A petition was filed Feb. 16, 1978, in Calcasieu Parish. However, Kennewick investigators didn’t know the document existed until Wehner, the cold-case investigator, discovered it in 2016 while digging into the couple’s background.
The petition said that Steve, on various occasions, cursed and physically abused her “by pushing her around and hitting her with his fist and threatening to kill her.” She also asked for a temporary restraining order, saying she was afraid for her and their son’s safety.
A hearing was set, but it’s not clear if June showed up. At some point she returned to the Tri-Cities and to Steve.
Walk to the store
Steve told police June left between 8 and 9 p.m. on June 16, 1978, to go to the nearby 7-Eleven for a pack of cigarettes. He said she walked instead of driving her red Malibu.
The next day, Steve called June’s mother in Louisiana and asked if his wife was there. He said she never returned from the store. He then called his brother’s wife, accused her of taking June somewhere and later suggested June may have been hitchhiking.
Two days later, Steve called his mother-in-law to say that his own mother was going to come to the Tri-Cities to help him and his son move back with her to Louisiana. Co-workers said Steve acted as if it was business as usual and that he didn’t seem too affected by June’s disappearance.
Steve reported June missing to Kennewick police on June 27, 1978. He described his wife as 5-foot-4 with brown eyes, though she was 5-foot-1 and had green eyes.
Reports show he gave different, even conflicting, versions and theories to family, friends and police about what happened and where she might be.
He told some that June packed up all her belongings at left. He told others that she left everything behind, including a favorite dress. He told one neighbor that June thought an employee at 7-Eleven was cute and they were having an affair.
Steve told his own relatives that he hired a private investigator who found June strung out on drugs and prostituting herself in east Pasco. He also claimed his attempts to find her failed.
When Wehner was handed the cold case in 2016, he confirmed that no one had heard from June since 1978.
Broussard described his ex-wife as a momma and daddy’s girl who always ran home to her parents when she had a problem. June left Broussard about four times during their six years of marriage for what he described as child-like tantrums, but he said he always knew where she was.
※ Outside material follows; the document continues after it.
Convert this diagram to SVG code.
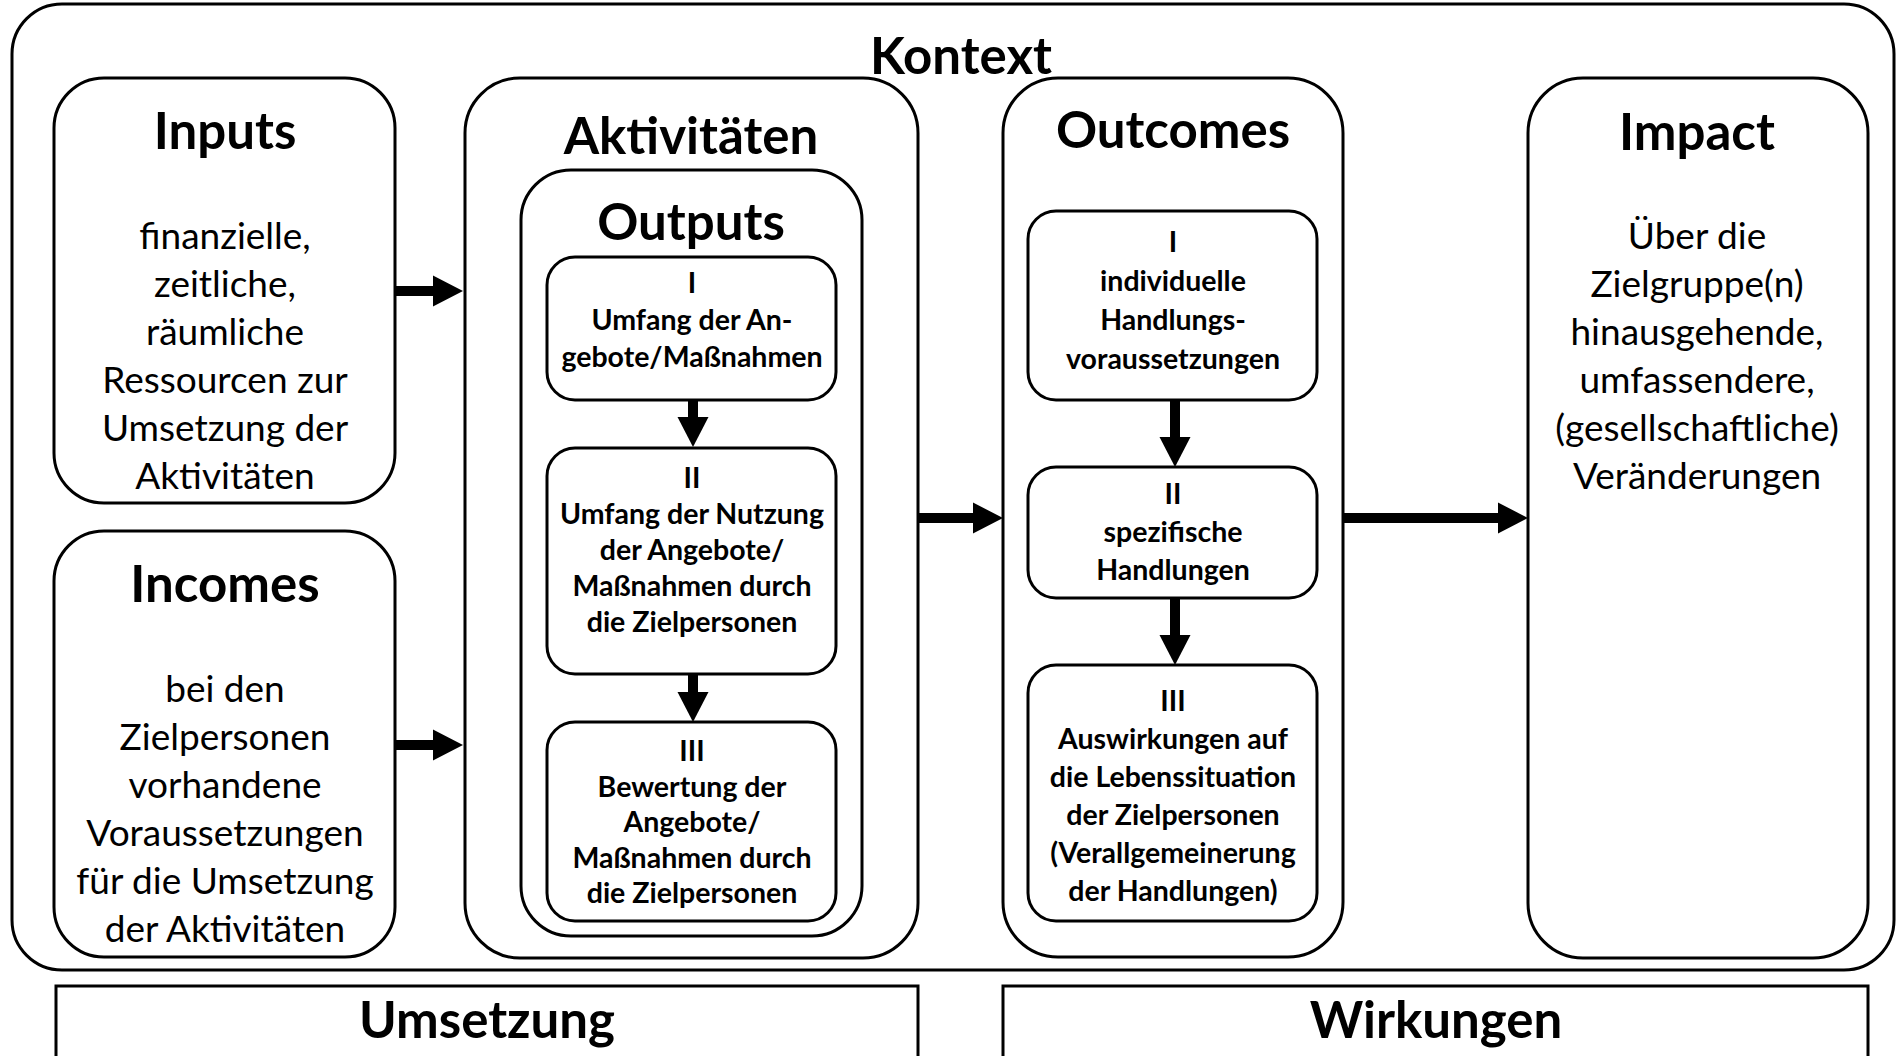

“There’s no way she would have disappeared from [Kennewick] without contacting them that she was alive,” he told the Herald. “I told the detectives that from the beginning. I’m absolutely 100 percent convinced of that, she would have reached out to her parents.”
Wehner concluded it was virtually impossible for June to voluntarily remain missing for so long without support from someone. And he wondered why June didn’t reappear after Steve died in 2000 in Kansas.
Broussard knows it is a “one in a million shot,” but still holds out hope that June’s remains will be found or someone alive knows exactly what happened to her.
“She didn’t deserve this. I don’t care who you are, you don’t deserve to die at somebody else’s hands out of madness or getting even,” he added.
Prosecutor cites inconsistencies
Prosecutor Andy Miller outlined his legal decision in a two-page document in June Howard’s investigative file.
He was most convinced by the evidence of domestic violence in the Howards’ relationship and because there was no evidence she contacted anyone after disappearing. He concluded there was no reason why she wouldn’t have eventually reached out to her parents or her children.
“Finally, his statements to various police officers and his family members after he reported her missing in 1978 lacked credibility, and were inconsistent and often contradicted by other evidence in the case,” Miller wrote.
“Some of that could be attributed to human nature and not always remembering exact details, but, in this case, there were too many and too serious contradictions by Mr. Howard himself,” he said.